== Data ==

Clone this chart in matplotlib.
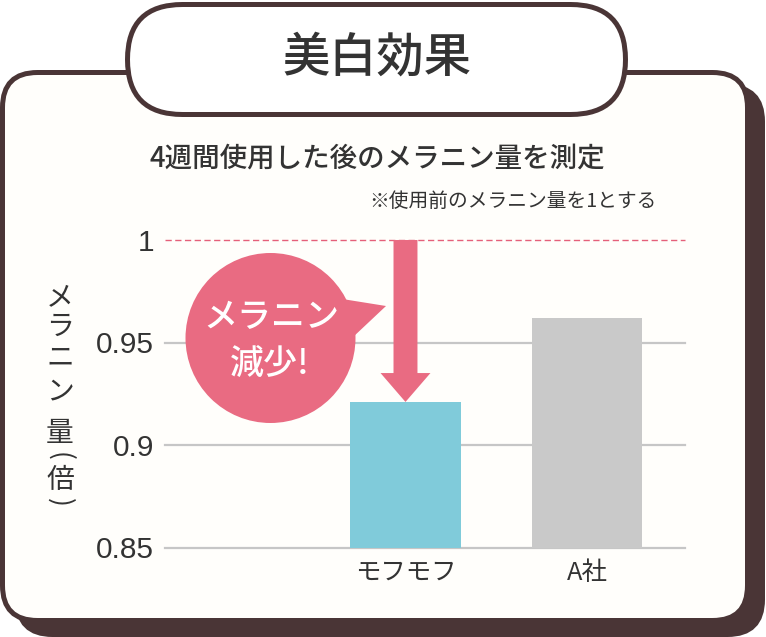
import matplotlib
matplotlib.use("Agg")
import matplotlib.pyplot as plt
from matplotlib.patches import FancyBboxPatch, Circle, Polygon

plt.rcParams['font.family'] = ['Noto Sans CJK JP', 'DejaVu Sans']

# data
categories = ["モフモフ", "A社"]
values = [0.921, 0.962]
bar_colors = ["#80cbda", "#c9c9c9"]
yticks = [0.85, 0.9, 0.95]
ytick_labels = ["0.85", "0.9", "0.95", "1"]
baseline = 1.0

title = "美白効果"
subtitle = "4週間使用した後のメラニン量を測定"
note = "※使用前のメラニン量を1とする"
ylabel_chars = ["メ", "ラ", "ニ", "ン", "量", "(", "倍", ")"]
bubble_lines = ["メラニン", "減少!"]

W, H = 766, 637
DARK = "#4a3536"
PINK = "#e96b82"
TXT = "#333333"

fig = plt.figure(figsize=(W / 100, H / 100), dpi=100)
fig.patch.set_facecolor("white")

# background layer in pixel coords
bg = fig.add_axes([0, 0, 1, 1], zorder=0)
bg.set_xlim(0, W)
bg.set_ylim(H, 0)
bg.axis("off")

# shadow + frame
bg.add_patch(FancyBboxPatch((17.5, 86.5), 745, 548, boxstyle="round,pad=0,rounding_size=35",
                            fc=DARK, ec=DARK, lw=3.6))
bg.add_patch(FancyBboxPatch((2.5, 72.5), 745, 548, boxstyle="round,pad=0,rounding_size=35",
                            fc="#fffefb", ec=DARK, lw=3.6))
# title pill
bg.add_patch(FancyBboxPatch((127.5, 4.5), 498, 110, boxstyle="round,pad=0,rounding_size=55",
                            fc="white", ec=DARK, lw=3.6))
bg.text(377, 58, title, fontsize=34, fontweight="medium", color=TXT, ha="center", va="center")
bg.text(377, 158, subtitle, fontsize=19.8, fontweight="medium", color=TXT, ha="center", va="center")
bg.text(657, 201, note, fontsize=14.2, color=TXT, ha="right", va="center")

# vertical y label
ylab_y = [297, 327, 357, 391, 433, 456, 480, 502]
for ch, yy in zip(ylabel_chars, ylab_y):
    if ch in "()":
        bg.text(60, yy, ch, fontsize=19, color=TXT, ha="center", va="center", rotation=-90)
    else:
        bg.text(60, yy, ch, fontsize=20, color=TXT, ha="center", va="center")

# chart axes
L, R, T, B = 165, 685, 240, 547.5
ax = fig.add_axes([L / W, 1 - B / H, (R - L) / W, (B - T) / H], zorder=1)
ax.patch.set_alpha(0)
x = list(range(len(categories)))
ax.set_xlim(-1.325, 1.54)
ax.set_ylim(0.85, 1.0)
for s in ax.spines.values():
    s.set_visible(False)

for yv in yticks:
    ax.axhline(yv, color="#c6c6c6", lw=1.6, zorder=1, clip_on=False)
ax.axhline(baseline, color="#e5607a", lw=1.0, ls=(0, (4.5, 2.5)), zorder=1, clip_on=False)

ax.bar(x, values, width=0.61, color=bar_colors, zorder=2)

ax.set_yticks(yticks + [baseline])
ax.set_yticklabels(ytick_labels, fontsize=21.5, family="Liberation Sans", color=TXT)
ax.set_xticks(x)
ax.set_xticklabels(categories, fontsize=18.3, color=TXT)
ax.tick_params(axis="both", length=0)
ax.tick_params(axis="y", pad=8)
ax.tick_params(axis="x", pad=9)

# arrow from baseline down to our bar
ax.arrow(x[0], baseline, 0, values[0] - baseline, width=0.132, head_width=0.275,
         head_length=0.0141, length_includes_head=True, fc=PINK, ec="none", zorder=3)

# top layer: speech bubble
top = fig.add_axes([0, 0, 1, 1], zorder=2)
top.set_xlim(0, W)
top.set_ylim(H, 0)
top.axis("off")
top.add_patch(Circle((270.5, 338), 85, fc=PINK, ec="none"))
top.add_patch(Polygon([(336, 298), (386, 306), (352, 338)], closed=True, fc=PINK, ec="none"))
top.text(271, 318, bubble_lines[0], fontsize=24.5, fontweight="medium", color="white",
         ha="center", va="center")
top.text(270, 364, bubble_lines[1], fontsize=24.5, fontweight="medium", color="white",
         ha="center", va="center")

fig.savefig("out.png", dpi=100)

===

- Written exercise
Working from the lines above, reproduce the material exactly and exclude its pictures.

- Output below
Clone this chart in matplotlib.
import matplotlib
matplotlib.use("Agg")
import matplotlib.pyplot as plt
from matplotlib.patches import FancyBboxPatch, Circle, Polygon

plt.rcParams['font.family'] = ['Noto Sans CJK JP', 'DejaVu Sans']

# data
categories = ["モフモフ", "A社"]
values = [0.921, 0.962]
bar_colors = ["#80cbda", "#c9c9c9"]
yticks = [0.85, 0.9, 0.95]
ytick_labels = ["0.85", "0.9", "0.95", "1"]
baseline = 1.0

title = "美白効果"
subtitle = "4週間使用した後のメラニン量を測定"
note = "※使用前のメラニン量を1とする"
ylabel_chars = ["メ", "ラ", "ニ", "ン", "量", "(", "倍", ")"]
bubble_lines = ["メラニン", "減少!"]

W, H = 766, 637
DARK = "#4a3536"
PINK = "#e96b82"
TXT = "#333333"

fig = plt.figure(figsize=(W / 100, H / 100), dpi=100)
fig.patch.set_facecolor("white")

# background layer in pixel coords
bg = fig.add_axes([0, 0, 1, 1], zorder=0)
bg.set_xlim(0, W)
bg.set_ylim(H, 0)
bg.axis("off")

# shadow + frame
bg.add_patch(FancyBboxPatch((17.5, 86.5), 745, 548, boxstyle="round,pad=0,rounding_size=35",
                            fc=DARK, ec=DARK, lw=3.6))
bg.add_patch(FancyBboxPatch((2.5, 72.5), 745, 548, boxstyle="round,pad=0,rounding_size=35",
                            fc="#fffefb", ec=DARK, lw=3.6))
# title pill
bg.add_patch(FancyBboxPatch((127.5, 4.5), 498, 110, boxstyle="round,pad=0,rounding_size=55",
                            fc="white", ec=DARK, lw=3.6))
bg.text(377, 58, title, fontsize=34, fontweight="medium", color=TXT, ha="center", va="center")
bg.text(377, 158, subtitle, fontsize=19.8, fontweight="medium", color=TXT, ha="center", va="center")
bg.text(657, 201, note, fontsize=14.2, color=TXT, ha="right", va="center")

# vertical y label
ylab_y = [297, 327, 357, 391, 433, 456, 480, 502]
for ch, yy in zip(ylabel_chars, ylab_y):
    if ch in "()":
        bg.text(60, yy, ch, fontsize=19, color=TXT, ha="center", va="center", rotation=-90)
    else:
        bg.text(60, yy, ch, fontsize=20, color=TXT, ha="center", va="center")

# chart axes
L, R, T, B = 165, 685, 240, 547.5
ax = fig.add_axes([L / W, 1 - B / H, (R - L) / W, (B - T) / H], zorder=1)
ax.patch.set_alpha(0)
x = list(range(len(categories)))
ax.set_xlim(-1.325, 1.54)
ax.set_ylim(0.85, 1.0)
for s in ax.spines.values():
    s.set_visible(False)

for yv in yticks:
    ax.axhline(yv, color="#c6c6c6", lw=1.6, zorder=1, clip_on=False)
ax.axhline(baseline, color="#e5607a", lw=1.0, ls=(0, (4.5, 2.5)), zorder=1, clip_on=False)

ax.bar(x, values, width=0.61, color=bar_colors, zorder=2)

ax.set_yticks(yticks + [baseline])
ax.set_yticklabels(ytick_labels, fontsize=21.5, family="Liberation Sans", color=TXT)
ax.set_xticks(x)
ax.set_xticklabels(categories, fontsize=18.3, color=TXT)
ax.tick_params(axis="both", length=0)
ax.tick_params(axis="y", pad=8)
ax.tick_params(axis="x", pad=9)

# arrow from baseline down to our bar
ax.arrow(x[0], baseline, 0, values[0] - baseline, width=0.132, head_width=0.275,
         head_length=0.0141, length_includes_head=True, fc=PINK, ec="none", zorder=3)

# top layer: speech bubble
top = fig.add_axes([0, 0, 1, 1], zorder=2)
top.set_xlim(0, W)
top.set_ylim(H, 0)
top.axis("off")
top.add_patch(Circle((270.5, 338), 85, fc=PINK, ec="none"))
top.add_patch(Polygon([(336, 298), (386, 306), (352, 338)], closed=True, fc=PINK, ec="none"))
top.text(271, 318, bubble_lines[0], fontsize=24.5, fontweight="medium", color="white",
         ha="center", va="center")
top.text(270, 364, bubble_lines[1], fontsize=24.5, fontweight="medium", color="white",
         ha="center", va="center")

fig.savefig("out.png", dpi=100)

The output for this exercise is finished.